## TASK INSTRUCTIONS
Reproduce the listing below exactly. Pictures do not belong in the copy.
■ ■ ■ ■ ■ ■ ■
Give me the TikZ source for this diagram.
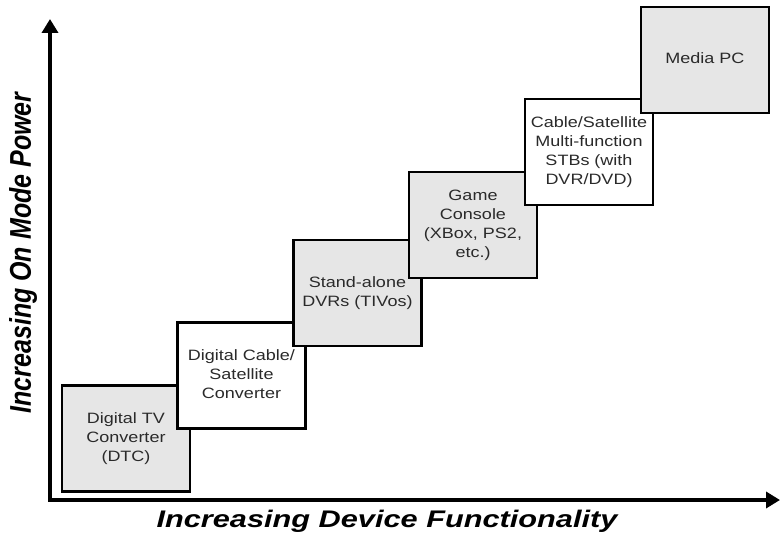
\documentclass[tikz,border=0pt]{standalone}
\usepackage{fontspec}
\setmainfont{Liberation Sans}
\usetikzlibrary{arrows.meta}
\definecolor{boxgray}{HTML}{E6E6E6}
\definecolor{boxtext}{HTML}{2A2A2A}
% box text, set a little wide
\newcommand\widelines[1]{\scalebox{1.2}[1]{\begin{tabular}{@{}c@{}}#1\end{tabular}}}
\tikzset{
  device/.style={draw=black, line width=2.5pt, minimum width=128pt, minimum height=106pt,
    inner sep=2pt, align=center, text=boxtext, font=\fontsize{15}{19}\selectfont},
  graybox/.style={device, fill=boxgray},
  whitebox/.style={device, fill=white},
  axisline/.style={line width=3.8pt, -{Triangle[length=14pt,width=16pt]}},
  axislabel/.style={inner sep=0pt}
}
\begin{document}
\begin{tikzpicture}[x=1pt,y=-1pt]
  \useasboundingbox (0,0) rectangle (780,535);

  % axes
  \coordinate (origin) at (50,500);
  \coordinate (ytip) at (50,19);
  \coordinate (xtip) at (780,500);
  \coordinate (xstart) at (48,500);
  \draw[axisline] (origin) -- (ytip);
  \draw[axisline] (xstart) -- (xtip);

  % device boxes, each one drawn over the previous
  \node[graybox]  (dtc)   at (126,438.5) {\widelines{Digital TV\\Converter\\(DTC)}};
  \node[whitebox] (dcsc)  at (241.5,375.5) {\widelines{Digital Cable/\\Satellite\\Converter}};
  \node[graybox]  (dvr)   at (357.5,293) {\widelines{Stand-alone\\DVRs (TIVos)}};
  \node[graybox]  (game)  at (473,225) {\widelines{Game\\Console\\(XBox, PS2,\\etc.)}};
  \node[whitebox] (stb)   at (589,152) {\widelines{Cable/Satellite\\Multi-function\\STBs (with\\DVR/DVD)}};
  \node[graybox]  (mpc)   at (705,60) {\widelines{Media PC}};

  % axis titles
  \node[axislabel] (xlabel) at (387,521)
    {\scalebox{1.28}[1]{\fontsize{24}{26}\selectfont\bfseries\itshape Increasing Device Functionality}};
  \node[axislabel, rotate=90] (ylabel) at (23,253)
    {\scalebox{1}[1.2]{\fontsize{25}{28}\selectfont\bfseries\itshape Increasing On Mode Power}};
\end{tikzpicture}
\end{document}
■ ■ ■ ■ ■ ■ ■
## SOLUTION TO THIS TASK
Give me the TikZ source for this diagram.
\documentclass[tikz,border=0pt]{standalone}
\usepackage{fontspec}
\setmainfont{Liberation Sans}
\usetikzlibrary{arrows.meta}
\definecolor{boxgray}{HTML}{E6E6E6}
\definecolor{boxtext}{HTML}{2A2A2A}
% box text, set a little wide
\newcommand\widelines[1]{\scalebox{1.2}[1]{\begin{tabular}{@{}c@{}}#1\end{tabular}}}
\tikzset{
  device/.style={draw=black, line width=2.5pt, minimum width=128pt, minimum height=106pt,
    inner sep=2pt, align=center, text=boxtext, font=\fontsize{15}{19}\selectfont},
  graybox/.style={device, fill=boxgray},
  whitebox/.style={device, fill=white},
  axisline/.style={line width=3.8pt, -{Triangle[length=14pt,width=16pt]}},
  axislabel/.style={inner sep=0pt}
}
\begin{document}
\begin{tikzpicture}[x=1pt,y=-1pt]
  \useasboundingbox (0,0) rectangle (780,535);

  % axes
  \coordinate (origin) at (50,500);
  \coordinate (ytip) at (50,19);
  \coordinate (xtip) at (780,500);
  \coordinate (xstart) at (48,500);
  \draw[axisline] (origin) -- (ytip);
  \draw[axisline] (xstart) -- (xtip);

  % device boxes, each one drawn over the previous
  \node[graybox]  (dtc)   at (126,438.5) {\widelines{Digital TV\\Converter\\(DTC)}};
  \node[whitebox] (dcsc)  at (241.5,375.5) {\widelines{Digital Cable/\\Satellite\\Converter}};
  \node[graybox]  (dvr)   at (357.5,293) {\widelines{Stand-alone\\DVRs (TIVos)}};
  \node[graybox]  (game)  at (473,225) {\widelines{Game\\Console\\(XBox, PS2,\\etc.)}};
  \node[whitebox] (stb)   at (589,152) {\widelines{Cable/Satellite\\Multi-function\\STBs (with\\DVR/DVD)}};
  \node[graybox]  (mpc)   at (705,60) {\widelines{Media PC}};

  % axis titles
  \node[axislabel] (xlabel) at (387,521)
    {\scalebox{1.28}[1]{\fontsize{24}{26}\selectfont\bfseries\itshape Increasing Device Functionality}};
  \node[axislabel, rotate=90] (ylabel) at (23,253)
    {\scalebox{1}[1.2]{\fontsize{25}{28}\selectfont\bfseries\itshape Increasing On Mode Power}};
\end{tikzpicture}
\end{document}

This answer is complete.